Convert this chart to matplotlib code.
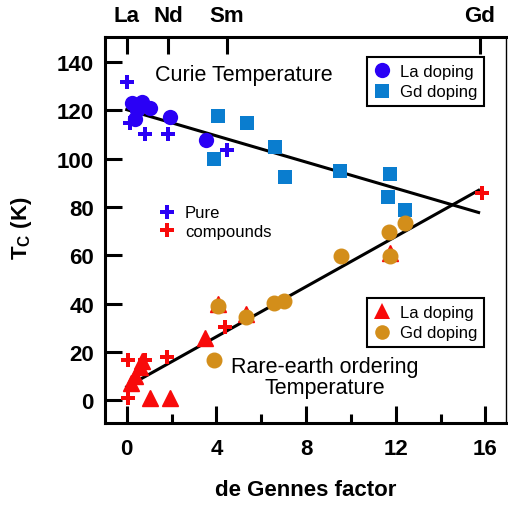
import matplotlib
matplotlib.use("Agg")
import matplotlib.pyplot as plt
from matplotlib.lines import Line2D

plt.rcParams['font.family'] = ['Liberation Sans', 'DejaVu Sans']
plt.rcParams['mathtext.fontset'] = 'custom'
plt.rcParams['mathtext.rm'] = 'Liberation Sans'
plt.rcParams['mathtext.bf'] = 'Liberation Sans:bold'

# ---- data ----
# Curie temperature
la_curie_x = [0.22, 0.67, 1.04, 0.37, 0.45, 1.93, 3.54]
la_curie_y = [123.1, 123.5, 121.0, 116.6, 120.0, 117.1, 107.9]
gd_curie_x = [4.09, 5.36, 3.90, 6.60, 7.05, 9.51, 11.76, 11.66, 12.43]
gd_curie_y = [117.6, 114.8, 99.9, 105.0, 92.6, 94.7, 93.8, 84.1, 78.8]
pure_curie_x = [0.03, 0.16, 0.80, 1.84, 4.47]
pure_curie_y = [131.7, 114.8, 110.4, 110.4, 103.7]
# Rare-earth ordering temperature
la_ord_x = [1.04, 1.93, 3.47, 0.20, 0.37, 0.58, 0.70, 4.06, 5.32, 11.76]
la_ord_y = [0.7, 0.7, 25.6, 7.0, 10.0, 13.8, 16.0, 40.0, 35.5, 61.0]
gd_ord_x = [3.91, 4.06, 5.32, 6.58, 7.02, 9.54, 11.76, 11.70, 12.43]
gd_ord_y = [16.6, 39.0, 34.6, 40.4, 41.2, 59.8, 59.5, 69.8, 73.3]
pure_ord_x = [0.07, 0.82, 1.79, 4.39, 15.87, 0.07]
pure_ord_y = [16.6, 16.6, 18.0, 30.4, 85.8, 0.7]
# fitted lines
curie_fit_x = [0.0, 15.7]
curie_fit_y = [120.3, 77.7]
ord_fit_x = [0.0, 15.7]
ord_fit_y = [5.5, 86.9]
# top axis elements
elem_x = [0.0, 1.84, 4.46, 15.75]
elem_labels = ['La', 'Nd', 'Sm', 'Gd']
xticks = [0, 4, 8, 12, 16]
yticks = [0, 20, 40, 60, 80, 100, 120, 140]

c_blue = '#2a00f5'
c_sq = '#0a7dcf'
c_red = '#f80a0a'
c_gold = '#d38e1a'

fig = plt.figure(figsize=(5.08, 5.06), dpi=100)
ax = fig.add_axes([105/508, 1-424/506, (505.5-105)/508, (424-38)/506])

ax.plot(curie_fit_x, curie_fit_y, color='black', lw=2.2, zorder=2)
ax.plot(ord_fit_x, ord_fit_y, color='black', lw=2.2, zorder=2)

ax.plot(la_ord_x, la_ord_y, '^', color=c_red, ms=11, mec=c_red, ls='none', zorder=3)
ax.plot(gd_ord_x, gd_ord_y, 'o', color=c_gold, ms=10.5, mec=c_gold, ls='none', zorder=4)
ax.plot(pure_ord_x, pure_ord_y, 'P', color=c_red, ms=10, mew=0, ls='none', zorder=5)

ax.plot(gd_curie_x, gd_curie_y, 's', color=c_sq, ms=10.5, mew=0, ls='none', zorder=3)
ax.plot(la_curie_x, la_curie_y, 'o', color=c_blue, ms=11, mew=0, ls='none', zorder=4)
ax.plot(pure_curie_x, pure_curie_y, 'P', color=c_blue, ms=10, mew=0, ls='none', zorder=5)

ax.set_xlim(-0.97, 16.9)
ax.set_ylim(-9.5, 150.4)
ax.set_xticks(xticks)
ax.set_xticks([2, 6, 10, 14], minor=True)
ax.set_yticks(yticks)
ax.tick_params(axis='both', which='major', direction='in', length=12, width=2.2,
               labelsize=16)
ax.tick_params(axis='x', which='major', pad=11)
ax.tick_params(axis='y', which='major', pad=8)
ax.tick_params(axis='x', which='minor', direction='in', length=6.5, width=2.2)
for lab in ax.get_xticklabels() + ax.get_yticklabels():
    lab.set_fontweight('bold')
for s in ['left', 'bottom', 'top']:
    ax.spines[s].set_linewidth(2.2)
ax.spines['right'].set_linewidth(1.0)

top = ax.twiny()
top.set_xlim(ax.get_xlim())
top.set_xticks(elem_x)
top.set_xticklabels(elem_labels, fontsize=16, fontweight='bold')
top.tick_params(axis='x', direction='in', length=12, width=2.2, pad=8)
for s in top.spines.values():
    s.set_visible(False)

ax.set_xlabel('de Gennes factor', fontsize=16, fontweight='bold', labelpad=14)
fig.text(22/508, 1-228/506, r'$\mathbf{T_C}$ (K)', rotation=90, fontsize=16,
         fontweight='bold', ha='center', va='center')

ax.text(0.5, 1-76/506, 'Curie Temperature', transform=fig.transFigure,
        fontsize=15.5, ha='left', va='center')
fig.texts  # no-op
ax.texts[-1].set_x(155/508)
fig.text(325/508, 1-378/506, 'Rare-earth ordering\nTemperature', fontsize=15.5,
         ha='center', va='center', linespacing=0.95)

h1 = [Line2D([], [], marker='o', color=c_blue, ms=11, mew=0, ls='none'),
      Line2D([], [], marker='s', color=c_sq, ms=10.5, mew=0, ls='none')]
leg1 = ax.legend(h1, ['La doping', 'Gd doping'], loc='upper left',
                 bbox_to_anchor=(367/508, 1-58/506), bbox_transform=fig.transFigure,
                 borderaxespad=0, fontsize=12, fancybox=False, framealpha=1,
                 edgecolor='black', handlelength=1.0, handletextpad=0.6,
                 borderpad=0.4, labelspacing=0.35)
leg1.get_frame().set_linewidth(1.5)
ax.add_artist(leg1)

h2 = [Line2D([], [], marker='^', color=c_red, ms=11, mew=0, ls='none'),
      Line2D([], [], marker='o', color=c_gold, ms=10.5, mew=0, ls='none')]
leg2 = ax.legend(h2, ['La doping', 'Gd doping'], loc='upper left',
                 bbox_to_anchor=(367/508, 1-299/506), bbox_transform=fig.transFigure,
                 borderaxespad=0, fontsize=12, fancybox=False, framealpha=1,
                 edgecolor='black', handlelength=1.0, handletextpad=0.6,
                 borderpad=0.4, labelspacing=0.35)
leg2.get_frame().set_linewidth(1.5)
ax.add_artist(leg2)

h3 = [Line2D([], [], marker='P', color=c_blue, ms=10, mew=0, ls='none'),
      Line2D([], [], marker='P', color=c_red, ms=10, mew=0, ls='none')]
leg3 = ax.legend(h3, ['Pure', 'compounds'], loc='upper left',
                 bbox_to_anchor=(155/508, 1-203/506), bbox_transform=fig.transFigure,
                 borderaxespad=0, fontsize=12, frameon=False, handlelength=1.0,
                 handletextpad=0.6, borderpad=0.2, labelspacing=0.2)

fig.savefig('out.png', dpi=100)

● **What the task requires**: Repeat, word for word and with no pictures, only the lines running from the beginning of the data to the line that contains "plt.rcParams['mathtext.bf'] = 'Liberation".

● **Output for this task**:
Convert this chart to matplotlib code.
import matplotlib
matplotlib.use("Agg")
import matplotlib.pyplot as plt
from matplotlib.lines import Line2D

plt.rcParams['font.family'] = ['Liberation Sans', 'DejaVu Sans']
plt.rcParams['mathtext.fontset'] = 'custom'
plt.rcParams['mathtext.rm'] = 'Liberation Sans'
plt.rcParams['mathtext.bf'] = 'Liberation Sans:bold'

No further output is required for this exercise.